■ **Goal**: Every line below that mentions the word "Convert" should be copied out.

■ **Exercise material**:
• • • •

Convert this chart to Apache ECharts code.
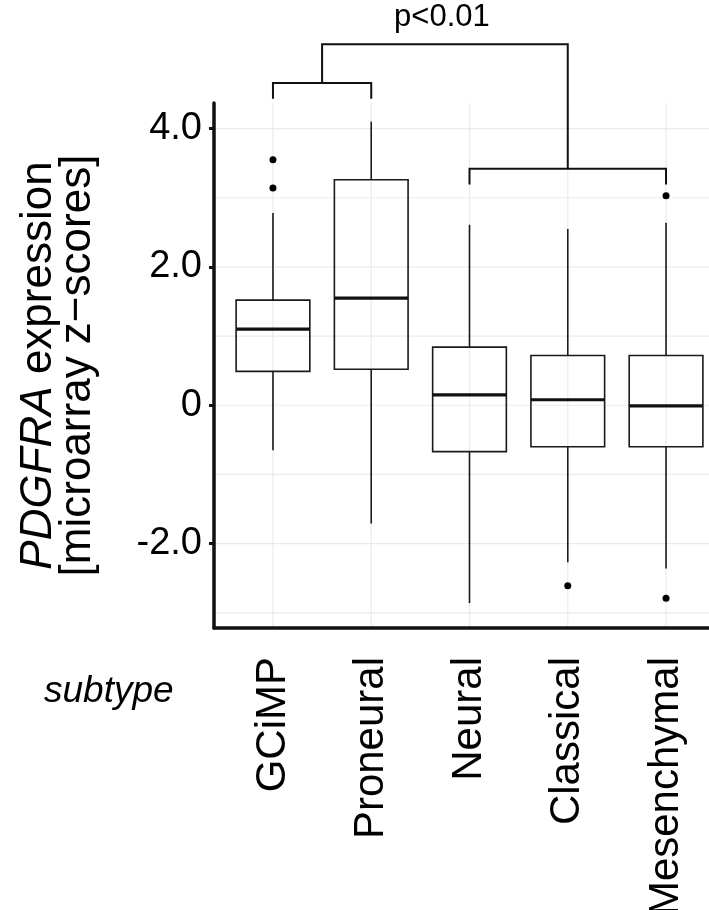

• • • •

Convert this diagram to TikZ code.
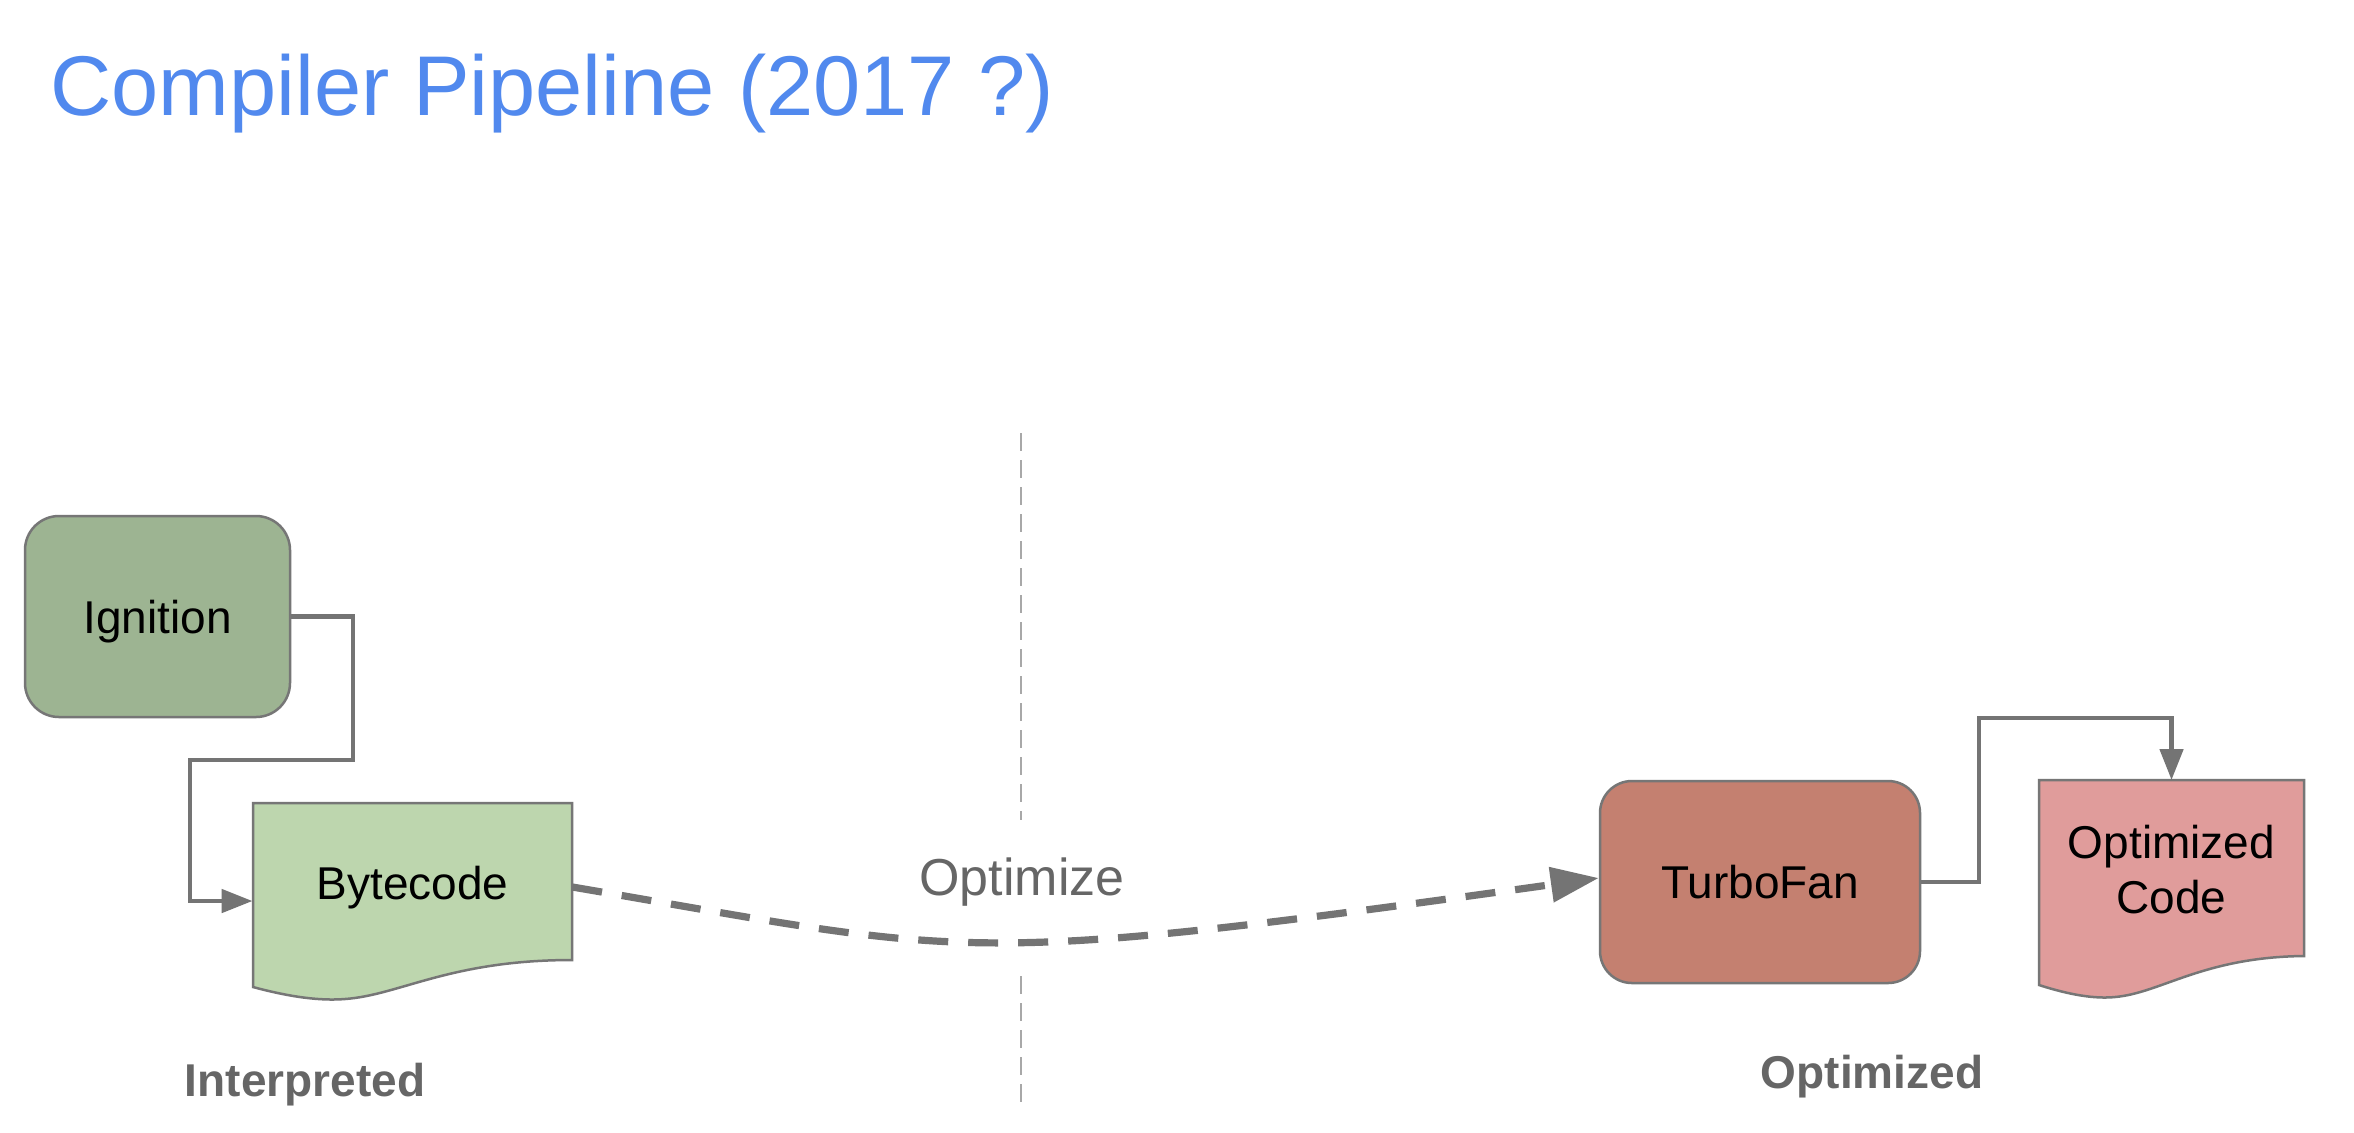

• • • •

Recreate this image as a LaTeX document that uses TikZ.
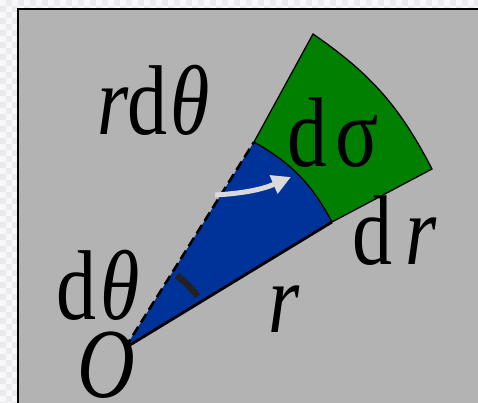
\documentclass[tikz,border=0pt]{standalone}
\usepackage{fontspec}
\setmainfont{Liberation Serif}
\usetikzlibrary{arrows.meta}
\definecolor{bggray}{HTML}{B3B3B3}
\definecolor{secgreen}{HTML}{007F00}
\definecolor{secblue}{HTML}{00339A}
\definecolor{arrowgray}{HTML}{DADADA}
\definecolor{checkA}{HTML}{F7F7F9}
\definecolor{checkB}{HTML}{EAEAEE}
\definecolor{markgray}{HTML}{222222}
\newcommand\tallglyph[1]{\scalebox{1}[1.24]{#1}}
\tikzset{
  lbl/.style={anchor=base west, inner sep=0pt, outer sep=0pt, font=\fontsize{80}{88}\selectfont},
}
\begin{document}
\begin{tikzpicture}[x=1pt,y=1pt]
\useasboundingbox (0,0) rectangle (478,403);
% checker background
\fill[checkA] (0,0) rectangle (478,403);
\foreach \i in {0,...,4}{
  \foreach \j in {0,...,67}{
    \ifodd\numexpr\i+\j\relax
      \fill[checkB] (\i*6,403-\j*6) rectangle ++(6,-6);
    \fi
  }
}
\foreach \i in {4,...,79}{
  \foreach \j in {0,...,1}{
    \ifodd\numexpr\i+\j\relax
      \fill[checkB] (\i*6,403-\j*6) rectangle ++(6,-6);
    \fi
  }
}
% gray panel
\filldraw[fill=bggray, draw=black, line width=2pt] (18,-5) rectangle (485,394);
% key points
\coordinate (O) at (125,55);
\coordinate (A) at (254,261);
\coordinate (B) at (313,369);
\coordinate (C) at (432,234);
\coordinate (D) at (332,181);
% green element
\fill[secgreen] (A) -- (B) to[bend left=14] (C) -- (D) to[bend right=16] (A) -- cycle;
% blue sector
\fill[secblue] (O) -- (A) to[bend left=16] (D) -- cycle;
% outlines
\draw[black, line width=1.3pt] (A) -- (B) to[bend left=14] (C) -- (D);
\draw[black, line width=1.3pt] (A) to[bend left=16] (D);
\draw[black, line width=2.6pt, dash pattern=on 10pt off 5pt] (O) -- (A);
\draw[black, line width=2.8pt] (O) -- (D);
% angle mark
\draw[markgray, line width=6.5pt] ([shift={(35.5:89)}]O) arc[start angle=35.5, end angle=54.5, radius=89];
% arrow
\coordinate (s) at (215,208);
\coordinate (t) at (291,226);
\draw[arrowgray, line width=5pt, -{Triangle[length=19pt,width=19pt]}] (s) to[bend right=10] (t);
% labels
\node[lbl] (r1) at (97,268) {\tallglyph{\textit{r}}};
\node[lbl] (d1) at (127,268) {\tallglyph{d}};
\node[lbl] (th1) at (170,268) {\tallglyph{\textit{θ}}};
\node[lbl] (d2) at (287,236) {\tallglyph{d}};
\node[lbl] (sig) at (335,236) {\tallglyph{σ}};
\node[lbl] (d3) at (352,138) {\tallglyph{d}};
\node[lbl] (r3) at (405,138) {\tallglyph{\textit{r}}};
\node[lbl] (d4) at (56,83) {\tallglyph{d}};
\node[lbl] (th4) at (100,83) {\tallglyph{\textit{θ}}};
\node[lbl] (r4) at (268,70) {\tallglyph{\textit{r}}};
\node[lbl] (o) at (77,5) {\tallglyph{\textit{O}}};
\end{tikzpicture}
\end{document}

• • • •

■ **Exercise solution**:
Convert this chart to Apache ECharts code.
Convert this diagram to TikZ code.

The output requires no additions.